[Stored dataset items]
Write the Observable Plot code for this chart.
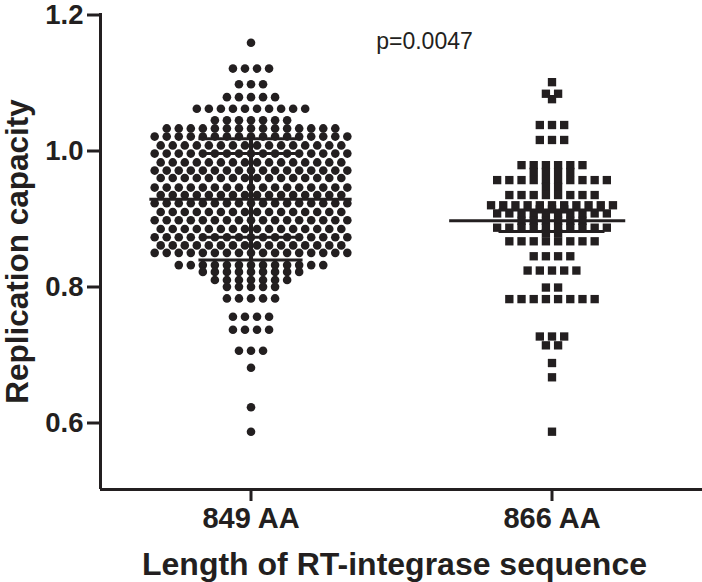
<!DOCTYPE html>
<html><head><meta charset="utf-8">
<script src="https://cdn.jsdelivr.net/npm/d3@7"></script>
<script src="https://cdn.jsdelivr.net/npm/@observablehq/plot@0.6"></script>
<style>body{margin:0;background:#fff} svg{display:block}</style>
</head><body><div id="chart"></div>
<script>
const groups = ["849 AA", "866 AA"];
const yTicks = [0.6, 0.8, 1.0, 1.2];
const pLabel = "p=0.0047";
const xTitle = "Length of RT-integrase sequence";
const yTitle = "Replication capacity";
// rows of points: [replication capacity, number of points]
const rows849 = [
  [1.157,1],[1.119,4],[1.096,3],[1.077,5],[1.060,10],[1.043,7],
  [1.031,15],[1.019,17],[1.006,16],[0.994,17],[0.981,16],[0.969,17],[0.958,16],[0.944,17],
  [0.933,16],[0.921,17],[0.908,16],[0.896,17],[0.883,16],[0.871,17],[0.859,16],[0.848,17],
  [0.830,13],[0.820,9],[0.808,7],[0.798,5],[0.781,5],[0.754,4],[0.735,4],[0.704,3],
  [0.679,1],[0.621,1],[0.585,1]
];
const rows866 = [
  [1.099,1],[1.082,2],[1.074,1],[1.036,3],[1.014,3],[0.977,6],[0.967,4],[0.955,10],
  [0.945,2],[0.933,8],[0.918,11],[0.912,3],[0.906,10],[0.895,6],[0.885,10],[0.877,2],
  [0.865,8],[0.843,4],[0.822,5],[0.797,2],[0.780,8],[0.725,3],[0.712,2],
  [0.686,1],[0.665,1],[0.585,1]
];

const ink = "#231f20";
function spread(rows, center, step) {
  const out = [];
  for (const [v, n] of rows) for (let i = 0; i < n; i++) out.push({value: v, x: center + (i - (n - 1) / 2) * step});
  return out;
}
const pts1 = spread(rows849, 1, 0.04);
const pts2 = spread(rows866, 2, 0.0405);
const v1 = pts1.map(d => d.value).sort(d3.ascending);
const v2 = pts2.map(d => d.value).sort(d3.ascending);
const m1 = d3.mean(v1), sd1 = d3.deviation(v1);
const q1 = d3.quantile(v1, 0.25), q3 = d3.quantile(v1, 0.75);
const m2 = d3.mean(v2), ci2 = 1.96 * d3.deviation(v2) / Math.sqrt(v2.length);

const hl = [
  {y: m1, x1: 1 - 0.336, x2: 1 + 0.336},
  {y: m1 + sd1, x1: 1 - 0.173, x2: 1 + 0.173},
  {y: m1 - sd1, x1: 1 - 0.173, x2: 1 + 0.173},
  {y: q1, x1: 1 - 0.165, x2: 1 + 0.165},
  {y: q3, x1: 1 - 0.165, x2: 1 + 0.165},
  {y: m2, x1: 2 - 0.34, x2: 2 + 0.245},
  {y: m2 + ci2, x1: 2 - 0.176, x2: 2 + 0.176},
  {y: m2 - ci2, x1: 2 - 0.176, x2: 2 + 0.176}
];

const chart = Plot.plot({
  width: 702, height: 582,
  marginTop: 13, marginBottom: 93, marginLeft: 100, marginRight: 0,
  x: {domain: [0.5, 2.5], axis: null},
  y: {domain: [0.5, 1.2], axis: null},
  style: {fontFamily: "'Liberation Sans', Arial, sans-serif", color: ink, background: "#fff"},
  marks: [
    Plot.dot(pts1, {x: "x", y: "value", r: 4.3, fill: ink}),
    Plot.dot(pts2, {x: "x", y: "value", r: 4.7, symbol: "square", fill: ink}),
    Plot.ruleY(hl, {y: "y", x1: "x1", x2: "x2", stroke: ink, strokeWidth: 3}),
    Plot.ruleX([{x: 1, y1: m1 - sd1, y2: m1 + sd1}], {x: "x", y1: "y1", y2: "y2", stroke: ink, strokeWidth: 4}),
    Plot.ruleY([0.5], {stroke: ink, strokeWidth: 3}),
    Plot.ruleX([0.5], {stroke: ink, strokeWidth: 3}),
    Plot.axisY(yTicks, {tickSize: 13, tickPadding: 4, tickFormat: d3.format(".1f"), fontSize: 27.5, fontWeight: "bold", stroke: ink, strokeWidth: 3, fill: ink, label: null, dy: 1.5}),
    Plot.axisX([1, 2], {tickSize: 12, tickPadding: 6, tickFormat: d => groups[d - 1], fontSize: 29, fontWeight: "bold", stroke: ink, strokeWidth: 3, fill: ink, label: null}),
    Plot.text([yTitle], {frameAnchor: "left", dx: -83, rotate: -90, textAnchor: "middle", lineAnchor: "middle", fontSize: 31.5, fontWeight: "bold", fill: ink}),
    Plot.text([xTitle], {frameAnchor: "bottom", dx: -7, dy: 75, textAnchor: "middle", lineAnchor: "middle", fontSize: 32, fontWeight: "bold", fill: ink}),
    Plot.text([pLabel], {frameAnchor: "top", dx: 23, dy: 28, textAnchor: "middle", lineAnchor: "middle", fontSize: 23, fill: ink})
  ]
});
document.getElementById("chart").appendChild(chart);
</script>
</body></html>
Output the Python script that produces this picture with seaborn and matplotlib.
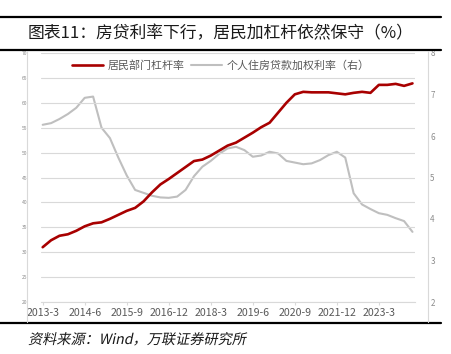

GIVEN TASK: All of the data above should be transcribed verbatim, with pictures omitted.

RESPONSE:
Write the Observable Plot code for this chart.
<!DOCTYPE html>
<html><head><meta charset="utf-8">
<script src="https://cdn.jsdelivr.net/npm/d3@7"></script>
<script src="https://cdn.jsdelivr.net/npm/@observablehq/plot@0.6"></script>
<style>body{margin:0;background:#fff} svg{display:block}</style>
</head><body><div id="chart"></div>
<script>
const groups = ["849 AA", "866 AA"];
const yTicks = [0.6, 0.8, 1.0, 1.2];
const pLabel = "p=0.0047";
const xTitle = "Length of RT-integrase sequence";
const yTitle = "Replication capacity";
// rows of points: [replication capacity, number of points]
const rows849 = [
  [1.157,1],[1.119,4],[1.096,3],[1.077,5],[1.060,10],[1.043,7],
  [1.031,15],[1.019,17],[1.006,16],[0.994,17],[0.981,16],[0.969,17],[0.958,16],[0.944,17],
  [0.933,16],[0.921,17],[0.908,16],[0.896,17],[0.883,16],[0.871,17],[0.859,16],[0.848,17],
  [0.830,13],[0.820,9],[0.808,7],[0.798,5],[0.781,5],[0.754,4],[0.735,4],[0.704,3],
  [0.679,1],[0.621,1],[0.585,1]
];
const rows866 = [
  [1.099,1],[1.082,2],[1.074,1],[1.036,3],[1.014,3],[0.977,6],[0.967,4],[0.955,10],
  [0.945,2],[0.933,8],[0.918,11],[0.912,3],[0.906,10],[0.895,6],[0.885,10],[0.877,2],
  [0.865,8],[0.843,4],[0.822,5],[0.797,2],[0.780,8],[0.725,3],[0.712,2],
  [0.686,1],[0.665,1],[0.585,1]
];

const ink = "#231f20";
function spread(rows, center, step) {
  const out = [];
  for (const [v, n] of rows) for (let i = 0; i < n; i++) out.push({value: v, x: center + (i - (n - 1) / 2) * step});
  return out;
}
const pts1 = spread(rows849, 1, 0.04);
const pts2 = spread(rows866, 2, 0.0405);
const v1 = pts1.map(d => d.value).sort(d3.ascending);
const v2 = pts2.map(d => d.value).sort(d3.ascending);
const m1 = d3.mean(v1), sd1 = d3.deviation(v1);
const q1 = d3.quantile(v1, 0.25), q3 = d3.quantile(v1, 0.75);
const m2 = d3.mean(v2), ci2 = 1.96 * d3.deviation(v2) / Math.sqrt(v2.length);

const hl = [
  {y: m1, x1: 1 - 0.336, x2: 1 + 0.336},
  {y: m1 + sd1, x1: 1 - 0.173, x2: 1 + 0.173},
  {y: m1 - sd1, x1: 1 - 0.173, x2: 1 + 0.173},
  {y: q1, x1: 1 - 0.165, x2: 1 + 0.165},
  {y: q3, x1: 1 - 0.165, x2: 1 + 0.165},
  {y: m2, x1: 2 - 0.34, x2: 2 + 0.245},
  {y: m2 + ci2, x1: 2 - 0.176, x2: 2 + 0.176},
  {y: m2 - ci2, x1: 2 - 0.176, x2: 2 + 0.176}
];

const chart = Plot.plot({
  width: 702, height: 582,
  marginTop: 13, marginBottom: 93, marginLeft: 100, marginRight: 0,
  x: {domain: [0.5, 2.5], axis: null},
  y: {domain: [0.5, 1.2], axis: null},
  style: {fontFamily: "'Liberation Sans', Arial, sans-serif", color: ink, background: "#fff"},
  marks: [
    Plot.dot(pts1, {x: "x", y: "value", r: 4.3, fill: ink}),
    Plot.dot(pts2, {x: "x", y: "value", r: 4.7, symbol: "square", fill: ink}),
    Plot.ruleY(hl, {y: "y", x1: "x1", x2: "x2", stroke: ink, strokeWidth: 3}),
    Plot.ruleX([{x: 1, y1: m1 - sd1, y2: m1 + sd1}], {x: "x", y1: "y1", y2: "y2", stroke: ink, strokeWidth: 4}),
    Plot.ruleY([0.5], {stroke: ink, strokeWidth: 3}),
    Plot.ruleX([0.5], {stroke: ink, strokeWidth: 3}),
    Plot.axisY(yTicks, {tickSize: 13, tickPadding: 4, tickFormat: d3.format(".1f"), fontSize: 27.5, fontWeight: "bold", stroke: ink, strokeWidth: 3, fill: ink, label: null, dy: 1.5}),
    Plot.axisX([1, 2], {tickSize: 12, tickPadding: 6, tickFormat: d => groups[d - 1], fontSize: 29, fontWeight: "bold", stroke: ink, strokeWidth: 3, fill: ink, label: null}),
    Plot.text([yTitle], {frameAnchor: "left", dx: -83, rotate: -90, textAnchor: "middle", lineAnchor: "middle", fontSize: 31.5, fontWeight: "bold", fill: ink}),
    Plot.text([xTitle], {frameAnchor: "bottom", dx: -7, dy: 75, textAnchor: "middle", lineAnchor: "middle", fontSize: 32, fontWeight: "bold", fill: ink}),
    Plot.text([pLabel], {frameAnchor: "top", dx: 23, dy: 28, textAnchor: "middle", lineAnchor: "middle", fontSize: 23, fill: ink})
  ]
});
document.getElementById("chart").appendChild(chart);
</script>
</body></html>
Output the Python script that produces this picture with seaborn and matplotlib.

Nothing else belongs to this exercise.